Directive: Output the lines from the top of the entries below to the line with "plt.rcParams['font.family'] = ['Liberation", both included, exactly and without pictures.

-- start of Records for this task --

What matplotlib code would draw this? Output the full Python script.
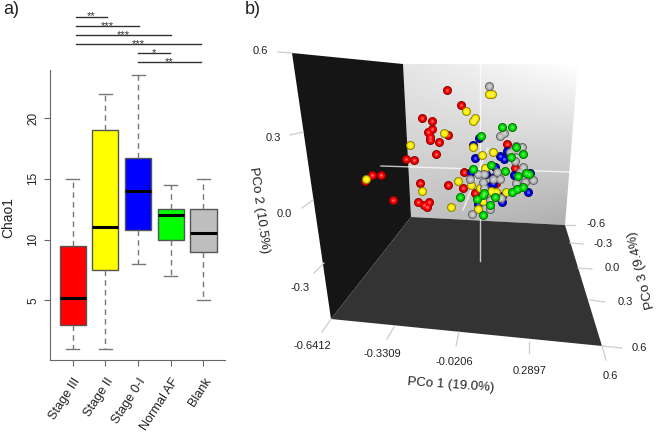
import numpy as np
import matplotlib
matplotlib.use("Agg")
import matplotlib.pyplot as plt
from matplotlib.patches import Polygon

plt.rcParams['font.family'] = ['Liberation Sans', 'DejaVu Sans']

# panel a, boxplot
groups = ["Stage III", "Stage II", "Stage 0-I", "Normal AF", "Blank"]
box_colors = ["#ff0000", "#ffff00", "#0000ff", "#00ff00", "#bebebe"]
whisker_lo = [1, 1, 8, 7, 5]
q1 = [3, 7.5, 10.75, 10, 9]
medians = [5.2, 11, 14, 12, 10.5]
q3 = [9.5, 19, 16.75, 12.5, 12.5]
whisker_hi = [15, 22, 23.5, 14.5, 15]

bracket_x0 = [1.1, 1.1, 1.1, 1.1, 3.0, 3.0]
bracket_x1 = [2.05, 3.03, 4.0, 4.93, 3.97, 4.93]
bracket_y = [28.34, 27.58, 26.8, 26.1, 25.35, 24.6]
bracket_stars = ["**", "***", "***", "***", "*", "**"]

# panel b, points as they sit on the screen (the 3d view is already projected)
red_x = [447, 461, 422, 432, 432, 428, 430, 430, 439, 448, 436, 406, 414, 372, 381, 365, 420, 448, 463, 393, 418, 429, 424, 427, 464, 475, 507, 515, 496]
red_y = [90, 105, 118, 121, 129, 132, 137, 140, 142, 135, 154, 159, 160, 175, 175, 181, 183, 185, 188, 200, 202, 202, 205, 207, 172, 193, 144, 168, 183]
yellow_x = [466, 475, 473, 444, 410, 473, 493, 482, 485, 458, 471, 422, 480, 491, 506, 451, 478, 483, 366, 489, 492, 496]
yellow_y = [111, 118, 121, 133, 145, 147, 152, 155, 168, 181, 185, 191, 188, 191, 192, 207, 209, 201, 179, 94, 94, 192]
green_x = [502, 512, 481, 516, 523, 511, 491, 473, 505, 518, 526, 529, 523, 517, 512, 495, 483, 477, 460, 490, 483, 484]
green_y = [127, 127, 136, 147, 154, 157, 165, 169, 171, 176, 173, 174, 187, 189, 192, 197, 195, 199, 197, 205, 215, 193]
blue_x = [479, 473, 475, 500, 504, 507, 495, 471, 486, 494, 514, 530, 486, 493, 528, 502, 502, 478, 500]
blue_y = [138, 145, 158, 156, 159, 151, 167, 172, 174, 177, 175, 173, 186, 183, 192, 202, 196, 204, 198]
gray_x = [489, 504, 500, 510, 516, 522, 518, 515, 523, 520, 478, 484, 497, 500, 493, 470, 533, 525, 516, 483, 490, 501, 490, 472, 513, 484]
gray_y = [86, 133, 136, 152, 146, 147, 150, 161, 167, 172, 174, 174, 172, 179, 179, 179, 180, 182, 183, 182, 200, 198, 209, 214, 150, 188]

fig = plt.figure(figsize=(6.6, 4.36), dpi=100)
ax = fig.add_axes([49.5 / 660, 76.5 / 436, 175.5 / 660, 289.5 / 436])

stats = []
for i in range(len(groups)):
    stats.append(dict(whislo=whisker_lo[i], q1=q1[i], med=medians[i], q3=q3[i],
                      whishi=whisker_hi[i], fliers=[]))
bp = ax.bxp(stats, positions=range(1, 6), widths=0.8, patch_artist=True, showfliers=False,
            boxprops=dict(edgecolor='#555555', linewidth=1.0),
            medianprops=dict(color='black', linewidth=2.2, solid_capstyle='butt'),
            whiskerprops=dict(color='#777777', linewidth=1.0, linestyle=(0, (4, 3))),
            capprops=dict(color='#777777', linewidth=1.0), capwidths=0.4)
for patch, c in zip(bp['boxes'], box_colors):
    patch.set_facecolor(c)

ax.set_xlim(0.29, 5.66)
ax.set_ylim(0.13, 23.95)
ax.spines['top'].set_visible(False)
ax.spines['right'].set_visible(False)
ax.spines['left'].set_color('#666666')
ax.spines['bottom'].set_color('#666666')
ax.set_yticks([5, 10, 15, 20])
ax.set_xticks(range(1, 6))
ax.set_xticklabels(groups, rotation=57, ha='right', rotation_mode='anchor', fontsize=9.2, color='#222222')
ax.tick_params(axis='x', length=4.5, color='#666666', pad=7)
ax.tick_params(axis='y', length=4.5, color='#666666', labelsize=8.5, labelcolor='#222222', pad=3)
for lab in ax.get_yticklabels():
    lab.set_rotation(90)
    lab.set_va('center')
ax.set_ylabel("Chao1", fontsize=10, color='#222222')
ax.yaxis.set_label_coords(-34.5 / 175.5, 0.49)

for i in range(len(bracket_y)):
    ax.plot([bracket_x0[i], bracket_x1[i]], [bracket_y[i], bracket_y[i]], color='#333333',
            linewidth=1.0, clip_on=False)
    ax.text((bracket_x0[i] + bracket_x1[i]) / 2, bracket_y[i] + 0.02, bracket_stars[i], fontsize=8,
            ha='center', va='center', color='#333333', clip_on=False)

# panel b, drawn in pixel coordinates of the whole figure
sc = fig.add_axes([0, 0, 1, 1], facecolor='none')
sc.axis('off')

back = Polygon([(403, 64), (578, 64), (565, 225), (411, 217)], closed=True, facecolor='none', edgecolor='none')
sc.add_patch(back)
u, v = np.meshgrid(np.linspace(0, 1, 60), np.linspace(0, 1, 60))
shade = 0.9 * (1 - u) * (1 - v) + 1.0 * u * (1 - v) + 0.76 * (1 - u) * v + 0.68 * u * v
img = sc.imshow(shade, cmap='gray', vmin=0, vmax=1, extent=(403, 578, 225, 64), aspect='auto', zorder=1)
img.set_clip_path(back)

sc.add_patch(Polygon([(292, 53), (403, 64), (411, 217), (331, 319)], closed=True, facecolor='#151515', edgecolor='none', zorder=2))
sc.add_patch(Polygon([(331, 319), (411, 217), (565, 225), (602, 346)], closed=True, facecolor='#333333', edgecolor='none', zorder=2))

# crosshair through the origin
for x0, y0, x1, y1 in [(480, 64, 480, 261), (381, 166, 570, 172), (488, 148, 463, 210)]:
    sc.plot([x0, x1], [y0, y1], color='white', alpha=0.75, linewidth=1.0, zorder=3)

# tick stubs outside the box
stubs = [(292, 53, 278, 52), (303, 132, 290, 135), (313, 200, 302, 208), (324, 263, 314, 273),
         (331, 319, 322, 332), (394, 327, 387, 339), (459, 332, 456, 346), (529, 342, 529, 353),
         (602, 346, 606, 360), (602, 346, 622, 348), (590, 300, 605, 302), (578, 268, 592, 269),
         (570, 243, 583, 244), (565, 225, 575, 225)]
for x0, y0, x1, y1 in stubs:
    sc.plot([x0, x1], [y0, y1], color='#cccccc', linewidth=0.9, zorder=2)

tick_text = [("0.6", 260, 51), ("0.3", 273, 138), ("0.0", 284, 214), ("-0.3", 300, 288),
             ("-0.6412", 312, 346), ("-0.3309", 382, 354), ("-0.0206", 454, 362), ("0.2897", 530, 371),
             ("0.6", 610, 376), ("0.6", 639, 348), ("0.3", 625, 302), ("0.0", 612, 268),
             ("-0.3", 603, 244), ("-0.6", 596, 224)]
for s, x, y in tick_text:
    sc.text(x, y, s, fontsize=8, ha='center', va='center', color='#222222')

sc.text(451, 385, "PCo 1 (19.0%)", fontsize=9.5, rotation=-4, ha='center', va='center', color='#222222')
sc.text(259, 210, "PCo 2 (10.5%)", fontsize=9.5, rotation=-82, ha='center', va='center', color='#222222')
sc.text(642, 270, "PCo 3 (9.4%)", fontsize=9.5, rotation=104, ha='center', va='center', color='#222222')

# spheres: dark rim, colour, small highlight
layers = [(red_x, red_y, '#ff0000', '#8a0000'), (blue_x, blue_y, '#0000ee', '#00006a'),
          (yellow_x, yellow_y, '#ffee00', '#8f8600'), (gray_x, gray_y, '#b8b8b8', '#666666'),
          (green_x, green_y, '#00e000', '#007000')]
for k, (px, py, col, rim) in enumerate(layers):
    z = 4 + k
    sc.scatter(px, py, s=42, color=rim, linewidths=0, zorder=z)
    sc.scatter(px, py, s=24, color=col, linewidths=0, zorder=z)
    sc.scatter(px, py, s=4, color='white', alpha=0.4, linewidths=0, zorder=z)

sc.text(3, 10, "a)", fontsize=13, ha='left', va='center', color='#222222')
sc.text(245, 10, "b)", fontsize=13, ha='left', va='center', color='#222222')

sc.set_xlim(0, 660)
sc.set_ylim(436, 0)

fig.savefig("out.png", dpi=100)
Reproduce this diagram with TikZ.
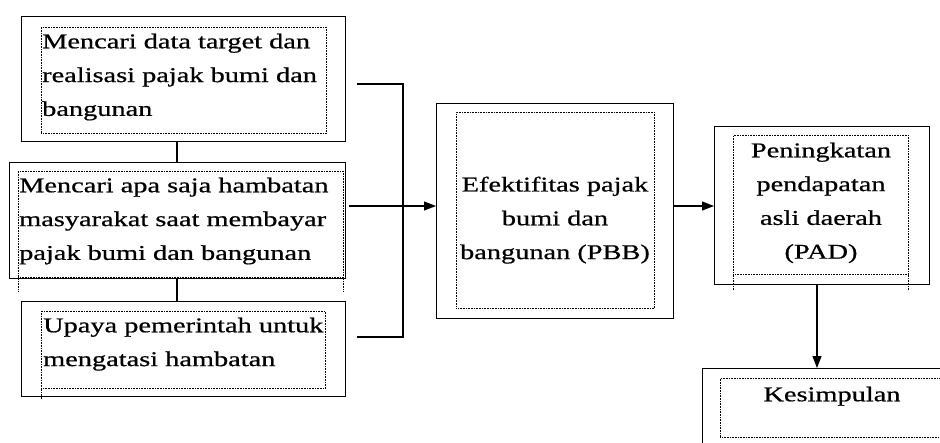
\documentclass[tikz,border=0pt]{standalone}
\usepackage{fontspec}
\setmainfont{Liberation Serif}[FakeStretch=1.35, FakeBold=0.7]
\usepackage{tikz}
\usetikzlibrary{arrows.meta,positioning}

\begin{document}
\begin{tikzpicture} [
        x=1pt, y=-1pt,
        outer/.style={draw=black, line width=1.2pt, rectangle, inner sep=0pt, anchor=north west},
        frame/.style={draw=black, line width=0.8pt, dash pattern=on 0.8pt off 0.8pt, rectangle, inner sep=0pt, anchor=north west},
        txt/.style={inner sep=0pt, font=\fontsize{21}{33.8}\selectfont},
        link/.style={line width=1.2pt},
        >={Triangle[length=12pt, width=9pt]}
    ]
    \clip (0,0) rectangle (940,442);

    % outer boxes
    \node[outer, minimum width=324, minimum height=125]  (target)   at (21,16)   {};
    \node[outer, minimum width=336, minimum height=116]  (hambatan) at (9,162)   {};
    \node[outer, minimum width=324, minimum height=95]   (upaya)    at (21,301)  {};
    \node[outer, minimum width=237, minimum height=215]  (pbb)      at (436,103) {};
    \node[outer, minimum width=215, minimum height=158]  (pad)      at (714,126) {};
    \node[outer, minimum width=260, minimum height=110]  (kes)      at (702,368) {};

    % dotted text frames
    \node[frame, minimum width=285, minimum height=106]  (targetf)   at (41,27)   {};
    \node[frame, minimum width=325, minimum height=106]  (hambatanf) at (18,171)  {};
    \node[frame, minimum width=284, minimum height=77]   (upayaf)    at (41,311)  {};
    \node[frame, minimum width=198, minimum height=196]  (pbbf)      at (456,112) {};
    \node[frame, minimum width=175, minimum height=139]  (padf)      at (733,135) {};
    \node[frame, minimum width=240, minimum height=59]   (kesf)      at (720,378) {};
    \draw[frame] (hambatanf.south west) -- ++(0,13);
    \draw[frame] (hambatanf.south east) -- ++(0,13);
    \draw[frame] (upayaf.south west) -- ++(0,10);
    \draw[frame] (padf.south west) -- ++(0,15);
    \draw[frame] (padf.south east) -- ++(0,15);

    % texts
    \node[txt, anchor=north west, align=left]  (targett)   at (42,33.5)   {Mencari data target dan\\realisasi pajak bumi dan\\bangunan};
    \node[txt, anchor=north west, align=left]  (hambatant) at (19,177.5)  {Mencari apa saja hambatan\\masyarakat saat membayar\\pajak bumi dan bangunan};
    \node[txt, anchor=north west, align=left]  (upayat)    at (43,317.5)  {Upaya pemerintah untuk\\mengatasi hambatan};
    \node[txt, anchor=north, align=center]     (pbbt)      at (555,176.5) {Efektifitas pajak\\bumi dan\\bangunan (PBB)};
    \node[txt, anchor=north, align=center]     (padt)      at (821,142.5) {Peningkatan\\pendapatan\\asli daerah\\(PAD)};
    \node[txt, anchor=north, align=center]     (kest)      at (832,386.5) {Kesimpulan};

    % connectors
    \coordinate (brtop) at (357,84);
    \coordinate (brbot) at (357,337);
    \coordinate (brmid) at (349,206);
    \draw[link] (target.south -| 177,0) -- (hambatan.north -| 177,0);
    \draw[link] (hambatan.south -| 177,0) -- (upaya.north -| 177,0);
    \draw[link] (brtop) -| (403,0 |- brbot) -- (brbot);
    \draw[link, ->] (brmid) -- (brmid -| pbb.west);
    \draw[link, ->] (brmid -| pbb.east) -- (brmid -| pad.west);
    \draw[link, ->] (pad.south -| 817,0) -- (kes.north -| 817,0);
\end{tikzpicture}
\end{document}
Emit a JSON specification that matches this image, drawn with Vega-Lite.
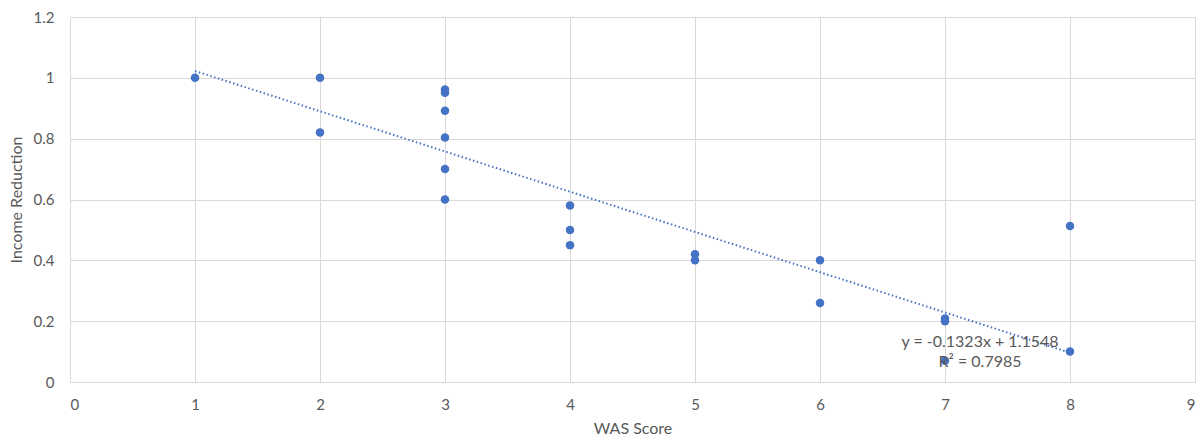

-- end of Records for this task --

Solution:
What matplotlib code would draw this? Output the full Python script.
import numpy as np
import matplotlib
matplotlib.use("Agg")
import matplotlib.pyplot as plt
from matplotlib.patches import Polygon

plt.rcParams['font.family'] = ['Liberation Sans', 'DejaVu Sans']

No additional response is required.